Threads within a warp (actually a half-warp, but if you get it right for warps then you're safe on the next generation too) fetch data from the memory together, so if you can ensure that all threads fetch data within the same 'segment' then you will only pay one memory transaction and if they all fetch from random addresses then you will pay 32 memory transactions. See the Advanced CUDA C presentation for details on this, but only when you are ready!
Threads within a warp (again half-warp on current GPUs) access shared memory together and if you're not careful you will have 'bank conflicts' where the threads have to queue up behind each other to access the memories.
So having understood what a warp is, the final point is how the blocks and grid are mapped onto the GPU.
Each block will start on one SM and will remain there until it has completed. As soon as it has completed it will retire and another block can be launched on the SM. It's this dynamic scheduling that gives the GPUs the scalability - if you have one SM then all blocks run on the same SM on one big queue, if you have 30 SMs then the blocks will be scheduled across the SMs dynamically. So you should ensure that when you launch a GPU function your grid is composed of a large number of blocks (at least hundreds) to ensure it scales across any GPU.

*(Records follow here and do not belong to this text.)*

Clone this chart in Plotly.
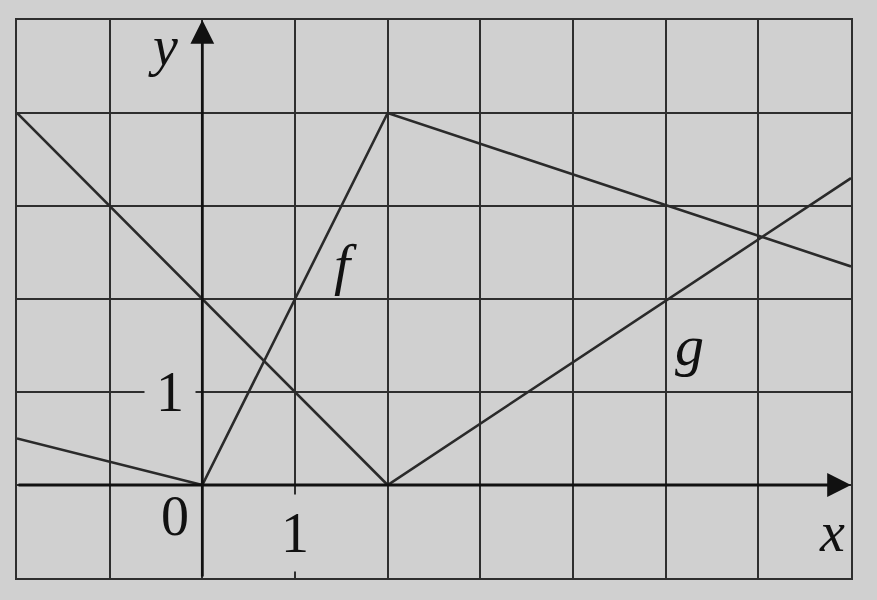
import plotly.graph_objects as go

# Data
f_x = [-2, 0, 2, 7]
f_y = [0.5, 0, 4, 2.35]
g_x = [-2, 2, 7]
g_y = [4, 0, 3.3]

x_range = [-2, 7]
y_range = [-1, 5]

BG = "#d0d0d0"
INK = "#2a2a2a"
FONT = "Liberation Serif, Times New Roman, serif"

fig = go.Figure()
fig.add_trace(go.Scatter(x=f_x, y=f_y, mode="lines", name="f",
                         line=dict(color=INK, width=2.6), hoverinfo="skip"))
fig.add_trace(go.Scatter(x=g_x, y=g_y, mode="lines", name="g",
                         line=dict(color=INK, width=2.6), hoverinfo="skip"))

annotations = []
# axes with arrows
annotations.append(dict(x=7, y=0, ax=-2, ay=0, xref="x", yref="y", axref="x", ayref="y",
                        showarrow=True, arrowhead=2, arrowsize=1.7, arrowwidth=2.8,
                        arrowcolor="#111111", text=""))
annotations.append(dict(x=0, y=5, ax=0, ay=-1, xref="x", yref="y", axref="x", ayref="y",
                        showarrow=True, arrowhead=2, arrowsize=1.7, arrowwidth=2.8,
                        arrowcolor="#111111", text=""))

def label(text, x, y, italic=False, size=54, bg=None, w=None, h=None):
    t = f"<i>{text}</i>" if italic else text
    d = dict(x=x, y=y, xref="x", yref="y", text=t, showarrow=False,
             font=dict(family=FONT, size=size, color="#111111"))
    if bg:
        d["bgcolor"] = bg
    if w:
        d["width"] = w
    if h:
        d["height"] = h
    annotations.append(d)

label("y", -0.42, 4.72, italic=True, size=56)
label("x", 6.8, -0.5, italic=True, size=56)
label("f", 1.55, 2.37, italic=True, size=58)
label("g", 5.26, 1.5, italic=True, size=58)
label("0", -0.3, -0.33, size=56)
label("1", 1.0, -0.52, size=56, bg=BG, w=40, h=74)
label("1", -0.35, 1.0, size=56, bg=BG, w=48, h=50)

fig.update_layout(
    width=877, height=600,
    margin=dict(l=17, r=26, t=20, b=22),
    paper_bgcolor=BG, plot_bgcolor=BG,
    showlegend=False,
    annotations=annotations,
)
fig.update_xaxes(range=x_range, dtick=1, tick0=0, showgrid=True, gridcolor="#2e2e2e",
                 gridwidth=2.2, zeroline=False, showticklabels=False, ticks="",
                 showline=True, mirror=True, linecolor="#2e2e2e", linewidth=2.2,
                 fixedrange=True)
fig.update_yaxes(range=y_range, dtick=1, tick0=0, showgrid=True, gridcolor="#2e2e2e",
                 gridwidth=2.2, zeroline=False, showticklabels=False, ticks="",
                 showline=True, mirror=True, linecolor="#2e2e2e", linewidth=2.2,
                 fixedrange=True)

fig.write_html("out.html", config={"displayModeBar": False},
               post_script="document.body.style.margin='0';document.body.style.background='%s';document.body.style.overflow='hidden';" % BG)
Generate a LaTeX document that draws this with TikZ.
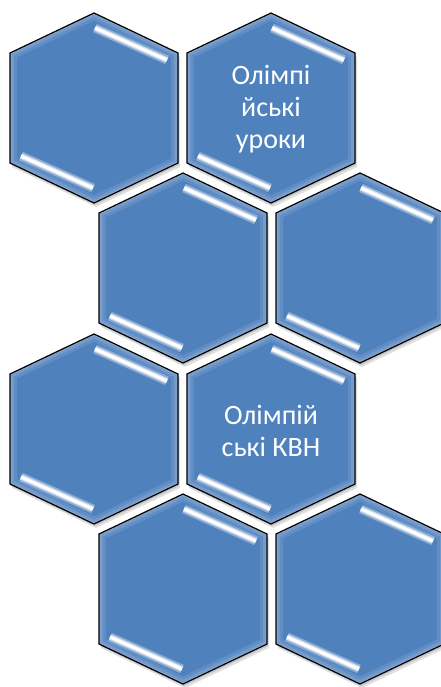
\documentclass[tikz,border=0pt]{standalone}
\usepackage{fontspec}
\setmainfont{Carlito}
\definecolor{hexblue}{RGB}{79,129,189}
\def\hexpath{(0,-95) -- (84,-55) -- (84,55) -- (0,95) -- (-84,55) -- (-84,-55) -- cycle}
\begin{document}
\begin{tikzpicture}[x=1pt,y=-1pt,
    hexshadow/.style={fill=black,opacity=0.12},
    hexglow/.style={draw=white,line join=miter},
    shine/.style={white,line cap=butt},
    hexline/.style={draw=black,line width=1.2pt,line join=miter},
    hextext/.style={align=center,text=white,font=\fontsize{28}{32}\selectfont}]
    \useasboundingbox (0,0) rectangle (441,687);
    \foreach \cx/\cy in {94/108, 271/108, 183/268, 360/268, 94/429, 271/429, 183/589, 360/589}
    {
      \begin{scope}[shift={(\cx,\cy)}]
        % soft shadow
        \fill[hexshadow,shift={(1,2)}] \hexpath;
        \fill[hexshadow,shift={(2,4)}] \hexpath;
        \fill[hexblue] \hexpath;
        % light rim inside the edge
        \begin{scope}
          \clip \hexpath;
          \draw[hexglow,opacity=0.10,line width=14pt] \hexpath;
          \draw[hexglow,opacity=0.12,line width=8pt] \hexpath;
          \draw[hexglow,opacity=0.15,line width=3pt] \hexpath;
        \end{scope}
        % glossy strips
        \draw[shine,opacity=0.35,line width=9pt] (1,-80) -- (73,-48);
        \draw[shine,opacity=0.6,line width=5.5pt] (1,-80) -- (73,-48);
        \draw[shine,line width=3pt] (1,-80) -- (73,-48);
        \draw[shine,opacity=0.35,line width=9pt] (-73,48) -- (-1,80);
        \draw[shine,opacity=0.6,line width=5.5pt] (-73,48) -- (-1,80);
        \draw[shine,line width=3pt] (-73,48) -- (-1,80);
        \draw[hexline] \hexpath;
      \end{scope}
    }
    \node[hextext] (uroky) at (271,109) {Олімпі\\йські\\уроки};
    \node[hextext] (kvn) at (271,431) {Олімпій\\ські КВН};
  \end{tikzpicture}
\end{document}
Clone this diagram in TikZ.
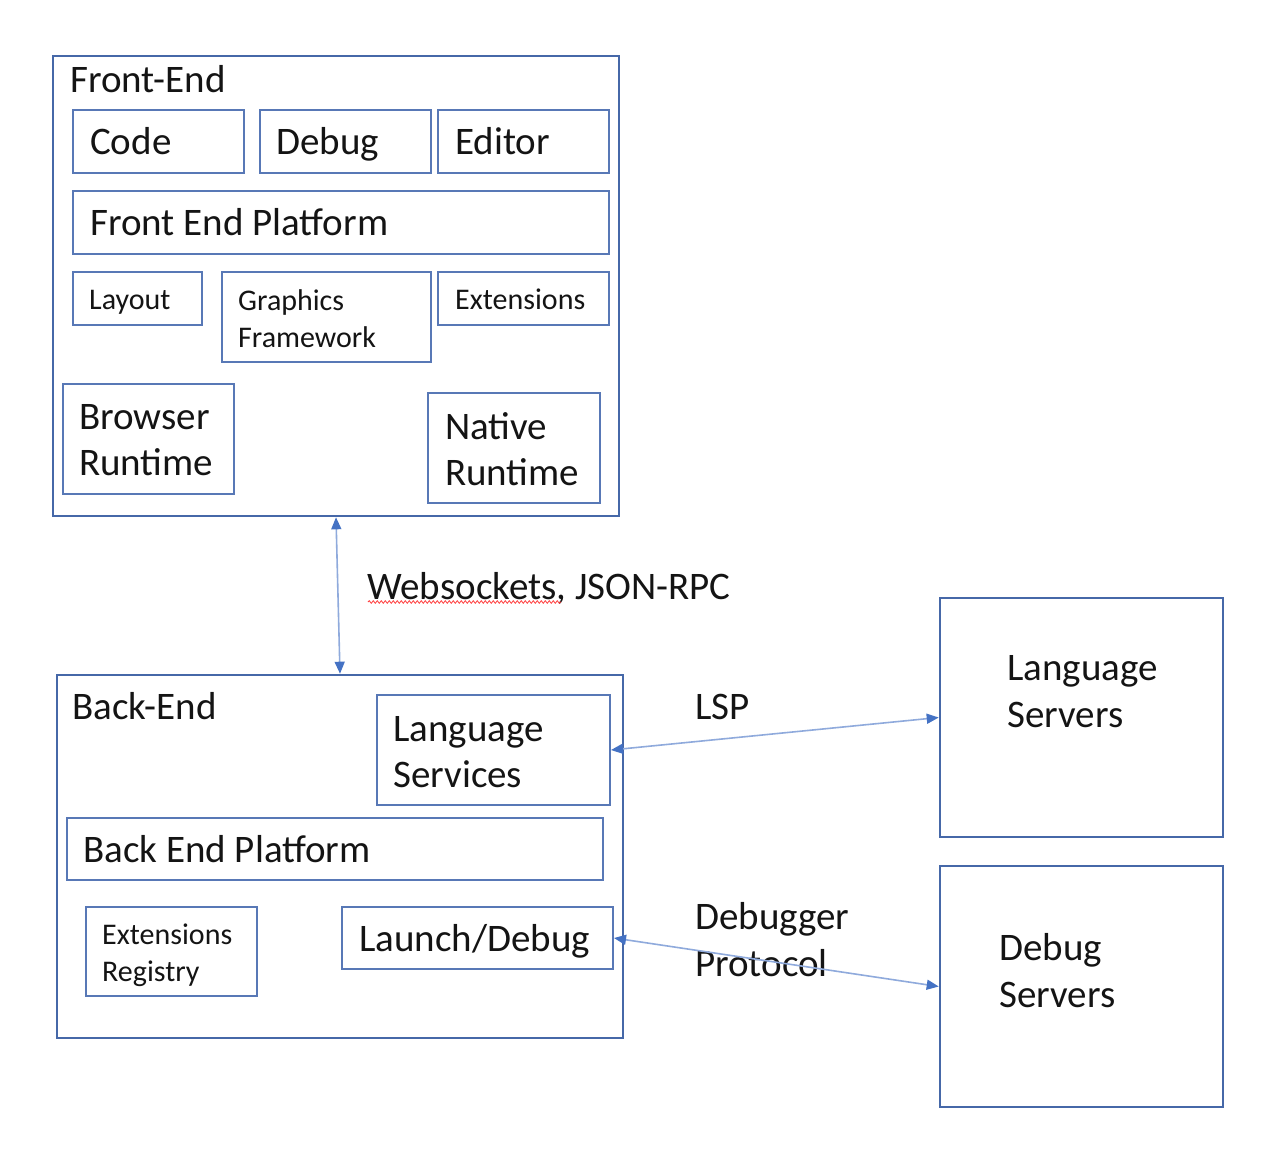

The final point to make is that an SM can execute more than one block at any given time. This explains why a SM can handle 768 threads (or more in some GPUs) while a block is only up to 512 threads (currently). Essentially, if the SM has the resources available (registers and shared memory) then it will take on additional blocks (up to 8). The Occupancy Calculator spreadsheet (included with the SDK) will help you determine how many blocks can execute at any moment.
Sorry for the brain dump, watch the webinars - it'll be easier!
It's a little confusing at first, but it helps to know that each SP does something like 4 way SMT - it cycles through 4 threads, issuing one instruction per clock, with a 4 cycle latency on each instruction. So that's how you get 32 threads per warp running on 8 SPs.
Rather than go through all the rest of the stuff with warps, blocks, threads, etc, I'll refer you to the nVidia CUDA Forums, where this kind of question crops up regularly and there are already some good explanations.